§ **INSTRUCTION**:
Restate the material word for word and leave out anything that is a picture.
— begin RECORD SET —
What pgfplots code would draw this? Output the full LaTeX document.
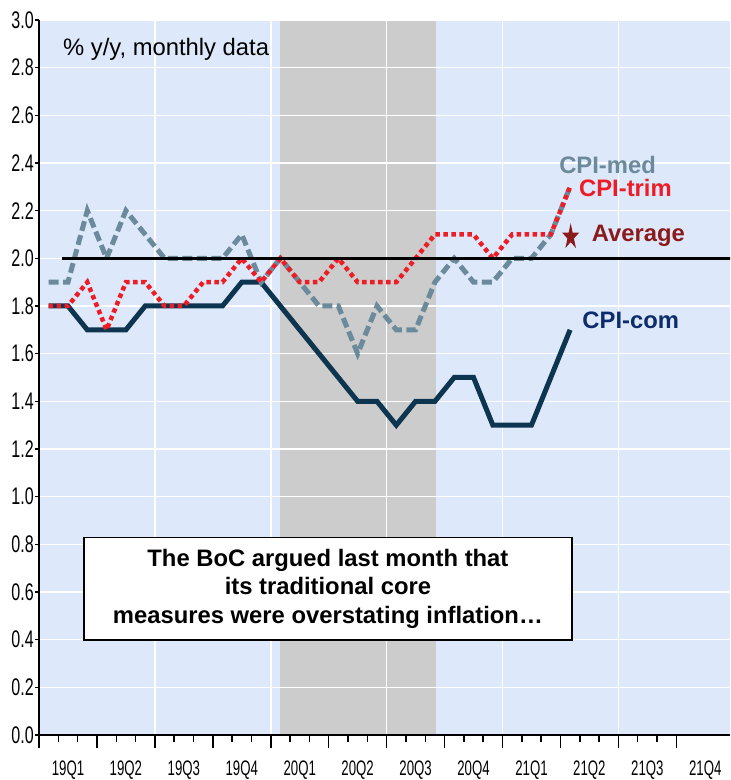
\documentclass[border=0pt]{standalone}
\usepackage{fontspec}
\setmainfont{Liberation Sans}
\usepackage{pgfplots}
\usepackage{pgfplotstable}
\pgfplotsset{compat=1.18}

\definecolor{bgblue}{RGB}{221,233,251}
\definecolor{graybg}{RGB}{204,204,204}
\definecolor{comline}{RGB}{14,53,80}
\definecolor{comtext}{RGB}{13,44,108}
\definecolor{medcol}{RGB}{107,138,155}
\definecolor{trimcol}{RGB}{238,28,37}
\definecolor{avgcol}{RGB}{139,26,26}

\pgfplotstableread{
i com trim med
0 1.8 1.8 1.9
1 1.8 1.8 1.9
2 1.7 1.9 2.2
3 1.7 1.7 2.0
4 1.7 1.9 2.2
5 1.8 1.9 2.1
6 1.8 1.8 2.0
7 1.8 1.8 2.0
8 1.8 1.9 2.0
9 1.8 1.9 2.0
10 1.9 2.0 2.1
11 1.9 1.9 1.9
12 1.8 2.0 2.0
13 1.7 1.9 1.9
14 1.6 1.9 1.8
15 1.5 2.0 1.8
16 1.4 1.9 1.6
17 1.4 1.9 1.8
18 1.3 1.9 1.7
19 1.4 2.0 1.7
20 1.4 2.1 1.9
21 1.5 2.1 2.0
22 1.5 2.1 1.9
23 1.3 2.0 1.9
24 1.3 2.1 2.0
25 1.3 2.1 2.0
26 1.5 2.1 2.1
27 1.7 2.3 2.3
}\cpidata

\pgfdeclareplotmark{fstar}{%
  \pgfpathmoveto{\pgfqpoint{0pt}{13.8pt}}%
  \pgfpathlineto{\pgfqpoint{-2.01pt}{4.26pt}}%
  \pgfpathlineto{\pgfqpoint{-8.53pt}{4.26pt}}%
  \pgfpathlineto{\pgfqpoint{-3.26pt}{-1.63pt}}%
  \pgfpathlineto{\pgfqpoint{-5.27pt}{-11.16pt}}%
  \pgfpathlineto{\pgfqpoint{0pt}{-5.27pt}}%
  \pgfpathlineto{\pgfqpoint{5.27pt}{-11.16pt}}%
  \pgfpathlineto{\pgfqpoint{3.26pt}{-1.63pt}}%
  \pgfpathlineto{\pgfqpoint{8.53pt}{4.26pt}}%
  \pgfpathlineto{\pgfqpoint{2.01pt}{4.26pt}}%
  \pgfpathclose
  \pgfusepathqfill
}

\newcommand{\q}[1]{\scalebox{0.63}[1]{#1}}

\begin{document}
\begin{tikzpicture}
\path (0,0) rectangle (730pt,780pt);
\begin{axis}[
  set layers,
  at={(39pt,45pt)}, anchor=south west,
  scale only axis, width=691pt, height=715pt,
  xmin=-0.5, xmax=35.28, ymin=0, ymax=3,
  axis background/.style={fill=bgblue},
  axis x line*=bottom, axis y line*=left,
  axis line style={line width=2pt, black},
  tick align=outside,
  major tick length=4pt,
  xtick=\empty,
  ytick={0,0.2,0.4,0.6,0.8,1.0,1.2,1.4,1.6,1.8,2.0,2.2,2.4,2.6,2.8,3.0},
  y tick style={line width=1.5pt, black},
  yticklabel={\scalebox{0.67}[1]{\pgfmathprintnumber[fixed,fixed zerofill,precision=1,assume math mode=true]{\tick}}},
  yticklabel style={font=\fontsize{24}{24}\selectfont, inner sep=1pt},
  ymajorgrids=true,
  grid style={white, line width=1.5pt},
  extra x ticks={5.5,11.5,17.5,23.5,29.5},
  extra x tick labels={},
  extra x tick style={grid=major, major grid style={white, line width=1.5pt}, tick style={draw=none}},
  clip=true,
]
\addplot[on layer=axis background, fill=graybg, draw=none] coordinates {(12,3) (20.05,3)} \closedcycle;

\addplot[comline, line width=5pt] table[x=i, y=com] {\cpidata};
\addplot[medcol, line width=5pt, dash pattern=on 10pt off 4.5pt] table[x=i, y=med] {\cpidata};
\addplot[trimcol, line width=4.5pt, dash pattern=on 4.5pt off 3.5pt] table[x=i, y=trim] {\cpidata};
\addplot[black, line width=3pt] coordinates {(0.7,2) (35.5,2)};
\addplot[only marks, mark=fstar, avgcol, mark options={fill=avgcol}] coordinates {(27.03,2.09)};

\node[anchor=base west, inner sep=0pt, font=\fontsize{23.8}{24}\selectfont] at (axis cs:0.74,2.853) {\% y/y, monthly data};
\node[anchor=base west, inner sep=0pt, text=medcol, font=\bfseries\fontsize{23.8}{24}\selectfont] at (axis cs:26.43,2.357) {CPI-med};
\node[anchor=base west, inner sep=0pt, text=trimcol, font=\bfseries\fontsize{23.8}{24}\selectfont] at (axis cs:27.46,2.259) {CPI-trim};
\node[anchor=base west, inner sep=0pt, text=avgcol, font=\bfseries\fontsize{23.8}{24}\selectfont] at (axis cs:28.12,2.070) {Average};
\node[anchor=base west, inner sep=0pt, text=comtext, font=\bfseries\fontsize{23.8}{24}\selectfont] at (axis cs:27.63,1.706) {CPI-com};

\node[draw=black, line width=1.5pt, fill=white, minimum width=487.7pt, minimum height=102.7pt, align=center, inner sep=0pt, font=\bfseries\fontsize{23.8}{28.3}\selectfont] at (axis cs:14.46,0.614) {The BoC argued last month that\\its traditional core\\measures were overstating inflation…};
\end{axis}
\begin{axis}[
  at={(39pt,45pt)}, anchor=south west,
  scale only axis, width=691pt, height=715pt,
  xmin=-0.5, xmax=35.28, ymin=0, ymax=3,
  axis x line*=bottom, axis y line*=left,
  y axis line style={draw=none},
  axis line style={line width=2pt, black},
  tick align=outside,
  major tick length=13pt, minor tick length=7pt,
  xtick={-0.5,2.5,5.5,8.5,11.5,14.5,17.5,20.5,23.5,26.5,29.5,32.5},
  minor x tick num=2,
  xticklabels={\q{19Q1},\q{19Q2},\q{19Q3},\q{19Q4},\q{20Q1},\q{20Q2},\q{20Q3},\q{20Q4},\q{21Q1},\q{21Q2},\q{21Q3},\q{21Q4}},
  xticklabel style={font=\fontsize{21}{21}\selectfont, xshift=28.97pt, anchor=north, inner sep=0pt, yshift=-12.5pt},
  x tick style={line width=1.5pt, black},
  ytick=\empty,
]
\addplot[draw=none] coordinates {(0,1) (1,1)};
\end{axis}
\end{tikzpicture}
\end{document}
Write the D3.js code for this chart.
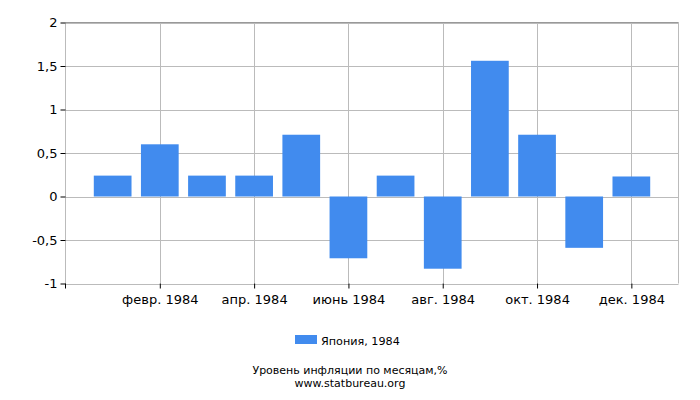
— end RECORD SET —
§ **OUTPUT**:
What pgfplots code would draw this? Output the full LaTeX document.
\documentclass[border=0pt]{standalone}
\usepackage{fontspec}
\setmainfont{Liberation Sans}
\usepackage{pgfplots}
\usepackage{pgfplotstable}
\pgfplotsset{compat=1.18}

\definecolor{bgblue}{RGB}{221,233,251}
\definecolor{graybg}{RGB}{204,204,204}
\definecolor{comline}{RGB}{14,53,80}
\definecolor{comtext}{RGB}{13,44,108}
\definecolor{medcol}{RGB}{107,138,155}
\definecolor{trimcol}{RGB}{238,28,37}
\definecolor{avgcol}{RGB}{139,26,26}

\pgfplotstableread{
i com trim med
0 1.8 1.8 1.9
1 1.8 1.8 1.9
2 1.7 1.9 2.2
3 1.7 1.7 2.0
4 1.7 1.9 2.2
5 1.8 1.9 2.1
6 1.8 1.8 2.0
7 1.8 1.8 2.0
8 1.8 1.9 2.0
9 1.8 1.9 2.0
10 1.9 2.0 2.1
11 1.9 1.9 1.9
12 1.8 2.0 2.0
13 1.7 1.9 1.9
14 1.6 1.9 1.8
15 1.5 2.0 1.8
16 1.4 1.9 1.6
17 1.4 1.9 1.8
18 1.3 1.9 1.7
19 1.4 2.0 1.7
20 1.4 2.1 1.9
21 1.5 2.1 2.0
22 1.5 2.1 1.9
23 1.3 2.0 1.9
24 1.3 2.1 2.0
25 1.3 2.1 2.0
26 1.5 2.1 2.1
27 1.7 2.3 2.3
}\cpidata

\pgfdeclareplotmark{fstar}{%
  \pgfpathmoveto{\pgfqpoint{0pt}{13.8pt}}%
  \pgfpathlineto{\pgfqpoint{-2.01pt}{4.26pt}}%
  \pgfpathlineto{\pgfqpoint{-8.53pt}{4.26pt}}%
  \pgfpathlineto{\pgfqpoint{-3.26pt}{-1.63pt}}%
  \pgfpathlineto{\pgfqpoint{-5.27pt}{-11.16pt}}%
  \pgfpathlineto{\pgfqpoint{0pt}{-5.27pt}}%
  \pgfpathlineto{\pgfqpoint{5.27pt}{-11.16pt}}%
  \pgfpathlineto{\pgfqpoint{3.26pt}{-1.63pt}}%
  \pgfpathlineto{\pgfqpoint{8.53pt}{4.26pt}}%
  \pgfpathlineto{\pgfqpoint{2.01pt}{4.26pt}}%
  \pgfpathclose
  \pgfusepathqfill
}

\newcommand{\q}[1]{\scalebox{0.63}[1]{#1}}

\begin{document}
\begin{tikzpicture}
\path (0,0) rectangle (730pt,780pt);
\begin{axis}[
  set layers,
  at={(39pt,45pt)}, anchor=south west,
  scale only axis, width=691pt, height=715pt,
  xmin=-0.5, xmax=35.28, ymin=0, ymax=3,
  axis background/.style={fill=bgblue},
  axis x line*=bottom, axis y line*=left,
  axis line style={line width=2pt, black},
  tick align=outside,
  major tick length=4pt,
  xtick=\empty,
  ytick={0,0.2,0.4,0.6,0.8,1.0,1.2,1.4,1.6,1.8,2.0,2.2,2.4,2.6,2.8,3.0},
  y tick style={line width=1.5pt, black},
  yticklabel={\scalebox{0.67}[1]{\pgfmathprintnumber[fixed,fixed zerofill,precision=1,assume math mode=true]{\tick}}},
  yticklabel style={font=\fontsize{24}{24}\selectfont, inner sep=1pt},
  ymajorgrids=true,
  grid style={white, line width=1.5pt},
  extra x ticks={5.5,11.5,17.5,23.5,29.5},
  extra x tick labels={},
  extra x tick style={grid=major, major grid style={white, line width=1.5pt}, tick style={draw=none}},
  clip=true,
]
\addplot[on layer=axis background, fill=graybg, draw=none] coordinates {(12,3) (20.05,3)} \closedcycle;

\addplot[comline, line width=5pt] table[x=i, y=com] {\cpidata};
\addplot[medcol, line width=5pt, dash pattern=on 10pt off 4.5pt] table[x=i, y=med] {\cpidata};
\addplot[trimcol, line width=4.5pt, dash pattern=on 4.5pt off 3.5pt] table[x=i, y=trim] {\cpidata};
\addplot[black, line width=3pt] coordinates {(0.7,2) (35.5,2)};
\addplot[only marks, mark=fstar, avgcol, mark options={fill=avgcol}] coordinates {(27.03,2.09)};

\node[anchor=base west, inner sep=0pt, font=\fontsize{23.8}{24}\selectfont] at (axis cs:0.74,2.853) {\% y/y, monthly data};
\node[anchor=base west, inner sep=0pt, text=medcol, font=\bfseries\fontsize{23.8}{24}\selectfont] at (axis cs:26.43,2.357) {CPI-med};
\node[anchor=base west, inner sep=0pt, text=trimcol, font=\bfseries\fontsize{23.8}{24}\selectfont] at (axis cs:27.46,2.259) {CPI-trim};
\node[anchor=base west, inner sep=0pt, text=avgcol, font=\bfseries\fontsize{23.8}{24}\selectfont] at (axis cs:28.12,2.070) {Average};
\node[anchor=base west, inner sep=0pt, text=comtext, font=\bfseries\fontsize{23.8}{24}\selectfont] at (axis cs:27.63,1.706) {CPI-com};

\node[draw=black, line width=1.5pt, fill=white, minimum width=487.7pt, minimum height=102.7pt, align=center, inner sep=0pt, font=\bfseries\fontsize{23.8}{28.3}\selectfont] at (axis cs:14.46,0.614) {The BoC argued last month that\\its traditional core\\measures were overstating inflation…};
\end{axis}
\begin{axis}[
  at={(39pt,45pt)}, anchor=south west,
  scale only axis, width=691pt, height=715pt,
  xmin=-0.5, xmax=35.28, ymin=0, ymax=3,
  axis x line*=bottom, axis y line*=left,
  y axis line style={draw=none},
  axis line style={line width=2pt, black},
  tick align=outside,
  major tick length=13pt, minor tick length=7pt,
  xtick={-0.5,2.5,5.5,8.5,11.5,14.5,17.5,20.5,23.5,26.5,29.5,32.5},
  minor x tick num=2,
  xticklabels={\q{19Q1},\q{19Q2},\q{19Q3},\q{19Q4},\q{20Q1},\q{20Q2},\q{20Q3},\q{20Q4},\q{21Q1},\q{21Q2},\q{21Q3},\q{21Q4}},
  xticklabel style={font=\fontsize{21}{21}\selectfont, xshift=28.97pt, anchor=north, inner sep=0pt, yshift=-12.5pt},
  x tick style={line width=1.5pt, black},
  ytick=\empty,
]
\addplot[draw=none] coordinates {(0,1) (1,1)};
\end{axis}
\end{tikzpicture}
\end{document}
Write the D3.js code for this chart.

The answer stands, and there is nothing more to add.